RCLO holds 23 BBB-B CLO tranches with top 10 at 50.54% of assets; BCLO holds 50 tranches (effective 39) with top 10 at 36.83%.

Reckoner Capital’s RCLO and iShares’ BCLO are actively managed ETFs that invest in debt tranches of collateralized loan obligations rated between BBB+ and B-. The two funds target the same credit segment but use different portfolio constructions: RCLO holds 23 distinct tranches, while BCLO holds 50 tranches with an effective number of holdings of 39, according to VettaFi data. RCLO’s top 10 positions account for 50.54% of assets; BCLO’s top 10 account for 36.83%.

RCLO maintains a concentrated portfolio of 23 holdings, which allows larger individual position sizes in selected CLO managers and tranches. The fund launched on October 22, 2025, charges a 0.50% management fee, distributes income monthly, and states it will invest, under normal circumstances, at least 80% of net assets in CLO debt tranches rated between BBB+ and B- or equivalent.

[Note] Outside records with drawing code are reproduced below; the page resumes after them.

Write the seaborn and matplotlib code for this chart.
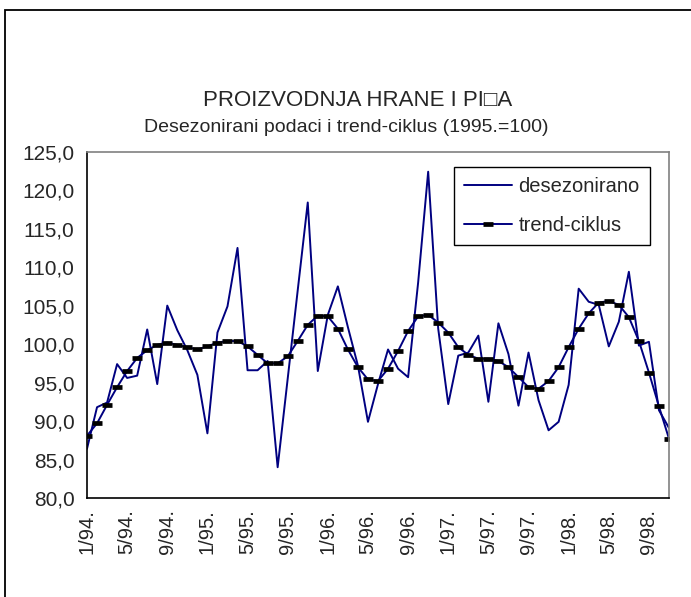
import numpy as np
import pandas as pd
import matplotlib
matplotlib.use("Agg")
import matplotlib.pyplot as plt
import seaborn as sns

# Monthly series, 1/94 .. 11/98 (1995.=100)
months = [f"{m}/{y}." for y in range(94, 99) for m in range(1, 13)][:59]

desezonirano = [
    86.4, 91.8, 92.4, 97.4, 95.6, 95.9, 101.9, 94.8, 105.0, 101.8, 99.2, 96.0,
    88.4, 101.5, 104.9, 112.5, 96.6, 96.6, 97.8, 84.0, 95.5, 107.0, 118.4, 96.5,
    103.8, 107.5, 102.2, 97.2, 89.9, 94.8, 99.3, 96.8, 95.7, 108.0, 122.4, 102.0,
    92.2, 98.5, 98.9, 101.1, 92.5, 102.7, 98.7, 92.0, 98.9, 92.7, 88.8, 89.9,
    94.7, 107.2, 105.5, 105.1, 99.7, 102.9, 109.4, 99.8, 100.3, 91.4, 89.1,
]

trend_ciklus = [
    88.1, 89.7, 92.1, 94.4, 96.5, 98.2, 99.2, 99.9, 100.2, 99.9, 99.6, 99.3,
    99.7, 100.2, 100.4, 100.4, 99.7, 98.6, 97.5, 97.5, 98.4, 100.4, 102.5, 103.7,
    103.6, 102.0, 99.3, 97.0, 95.4, 95.2, 96.8, 99.1, 101.7, 103.6, 103.8, 102.8,
    101.5, 99.6, 98.6, 98.1, 98.1, 97.8, 97.0, 95.7, 94.4, 94.2, 95.2, 97.0,
    99.6, 102.0, 104.0, 105.4, 105.6, 105.1, 103.5, 100.4, 96.3, 91.9, 87.7,
]

y_ticks = [80, 85, 90, 95, 100, 105, 110, 115, 120, 125]

df = pd.DataFrame({
    "idx": np.arange(len(months)),
    "mjesec": months,
    "desezonirano": desezonirano,
    "trend-ciklus": trend_ciklus,
})

sns.set_style("white")
plt.rcParams["font.family"] = ["Liberation Sans", "DejaVu Sans"]

fig = plt.figure(figsize=(6.91, 5.97), dpi=100)
ax = fig.add_axes([87 / 691, 99 / 597, 582 / 691, 346.3 / 597])

navy = "#000080"
sns.lineplot(data=df, x="idx", y="desezonirano", ax=ax, color=navy,
             linewidth=1.4, label="desezonirano")
sns.lineplot(data=df, x="idx", y="trend-ciklus", ax=ax, color=navy,
             linewidth=1.4, marker="_", markersize=7, markeredgewidth=3.4,
             markeredgecolor="black", markerfacecolor="black",
             label="trend-ciklus")

ax.set_xlim(0, len(months) - 1)
ax.set_ylim(80, 125)
ax.set_yticks(y_ticks)
ax.set_yticklabels([f"{v:.1f}".replace(".", ",") for v in y_ticks], fontsize=15)
ax.set_xticks(df["idx"])
ax.set_xticklabels([m if i % 4 == 0 else "" for i, m in enumerate(months)],
                   rotation=90, fontsize=14.5)
ax.tick_params(axis="x", direction="inout", length=8, width=1, color="black", pad=4)
ax.tick_params(axis="y", direction="out", length=6, width=1, color="black", pad=3)
ax.set_xlabel("")
ax.set_ylabel("")

for side in ["left", "bottom"]:
    ax.spines[side].set_color("black")
    ax.spines[side].set_linewidth(1.2)
for side in ["top", "right"]:
    ax.spines[side].set_visible(True)
    ax.spines[side].set_color("#808080")
    ax.spines[side].set_linewidth(1.2)

leg = ax.legend(loc="upper left", bbox_to_anchor=(0.6306, 0.956), fontsize=14.5,
                frameon=True, fancybox=False, edgecolor="black", framealpha=1,
                handlelength=2.4, handletextpad=0.3, labelspacing=1.0,
                borderpad=0.5, borderaxespad=0)
leg.get_frame().set_linewidth(1.0)

fig.text(0.517, 1 - 100 / 597, "PROIZVODNJA HRANE I PI\u25a1A", ha="center",
         va="center", fontsize=16)
fig.text(0.501, 1 - 127 / 597, "Desezonirani podaci i trend-ciklus (1995.=100)",
         ha="center", va="center", fontsize=14)

# outer chart frame (left and top edges visible)
frame = plt.Rectangle((5.5 / 691, -0.1), 1.2, 1.1 - 9.5 / 597, transform=fig.transFigure,
                      fill=False, edgecolor="black", linewidth=1.3, clip_on=False)
fig.add_artist(frame)

fig.savefig("out.png", dpi=100)
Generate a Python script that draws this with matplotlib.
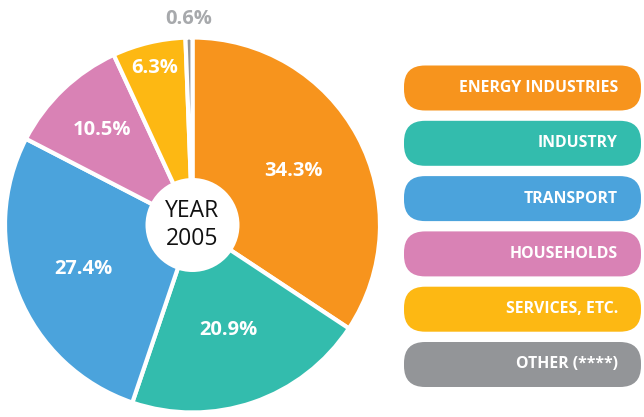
import numpy as np
import matplotlib
matplotlib.use('Agg')
import matplotlib.pyplot as plt
from matplotlib.patches import FancyBboxPatch, Circle

# Data
sectors = ['ENERGY INDUSTRIES', 'INDUSTRY', 'TRANSPORT', 'HOUSEHOLDS',
           'SERVICES, ETC.', 'OTHER (****)']
shares = [34.3, 20.9, 27.4, 10.5, 6.3, 0.6]
colors = ['#F7941D', '#33BCAD', '#4BA3DC', '#D982B5', '#FDB813', '#939598']
year_label = 'YEAR\n2005'

# label distance from centre, as a fraction of the radius
label_r = [0.61, 0.59, 0.63, 0.70, 0.86, 1.10]

W, H = 644, 417
fig = plt.figure(figsize=(W / 100, H / 100), dpi=100)
ax = fig.add_axes([0, 0, 1, 1])

cx, cy, R = 192.5, H - 225, 187.5

wedges, _ = ax.pie(shares, colors=colors, startangle=90, counterclock=False,
                   center=(cx, cy), radius=R, frame=True,
                   wedgeprops=dict(edgecolor='white', linewidth=3))
ax.set_xlim(0, W)
ax.set_ylim(0, H)
ax.axis('off')

# white hole with the year
ax.add_patch(Circle((cx, cy), 47, facecolor='white', edgecolor='none', zorder=5))
ax.text(cx, cy, year_label, ha='center', va='center', fontsize=16.5,
        family='Open Sans', color='#111111', linespacing=1.2, zorder=6)

for w, val, lr in zip(wedges, shares, label_r):
    ang = np.deg2rad((w.theta1 + w.theta2) / 2)
    x = cx + lr * R * np.cos(ang)
    y = cy + lr * R * np.sin(ang)
    col = '#A7A9AC' if lr > 1 else 'white'
    ax.text(x, y, f'{val}%', ha='center', va='center', fontsize=14.5,
            fontweight='bold', family='Open Sans', color=col, zorder=6)

# legend boxes
box_x, box_w, box_h = 404, 237, 45
for i, (name, col) in enumerate(zip(sectors, colors)):
    yc = H - (88 + i * 55.3)
    ax.add_patch(FancyBboxPatch((box_x, yc - box_h / 2), box_w, box_h,
                                boxstyle='round,pad=0,rounding_size=21',
                                facecolor=col, edgecolor='none'))
    ax.text(box_x + box_w - 23, yc, name, ha='right', va='center',
            fontsize=11.4, fontweight='bold', family='Open Sans',
            color='white')

fig.savefig('out.png', dpi=100)
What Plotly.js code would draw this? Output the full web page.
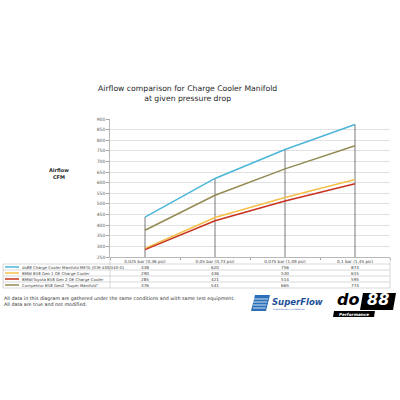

Its stated objective is to generate current income with a secondary objective of capital preservation.

BCLO holds 50 distinct positions and reports an effective holdings figure of 39, indicating concentration within a larger roster. The fund launched on January 29, 2025, charges a 0.45% management fee, distributes income monthly, and seeks capital preservation and current income. Its investment policy calls for investing, under normal circumstances, at least 80% of net assets plus borrowings for investment purposes in CLOs rated from BBB+ to B- or judged by the management team to be of similar quality.

Performance figures through March 31, 2026 show modest differences between net asset value (NAV) and market-price returns. For the month ending March 31, RCLO’s NAV returned 0.69%, with quarter-to-date and year-to-date NAV at -0.08% and a cumulative return since inception of 1.31%. RCLO’s market-price returns for the same periods were 0.81% (one month), -0.69% (quarter-to-date and year-to-date) and 1.09% (since inception). BCLO’s NAV returned -0.26% for the month, -0.01% quarter-to-date and year-to-date, and 1.20% since inception. BCLO’s market-price returns were 0.07% (one month), -0.18% (quarter-to-date and year-to-date) and 0.96% (since inception).

CLOs are structured securities backed primarily by below-investment-grade corporate loans. Typical risks of investing in CLO tranches include interest rate risk, credit risk, liquidity risk, prepayment risk and the risk of defaults in the underlying loan pool. Fund prospectuses list principal investment risks such as management risk, collateralized loan obligation risk, non-diversified fund risk, new fund risk, leverage risk and liquidity risk. ETF shares may trade at a premium or discount to NAV, and brokerage commissions can reduce returns.

RCLO’s smaller number of holdings results in larger average position sizes, while BCLO’s larger roster produces smaller average positions across more tranches. Investors should read each fund’s prospectus for full details on objectives, risks, charges and expenses before investing.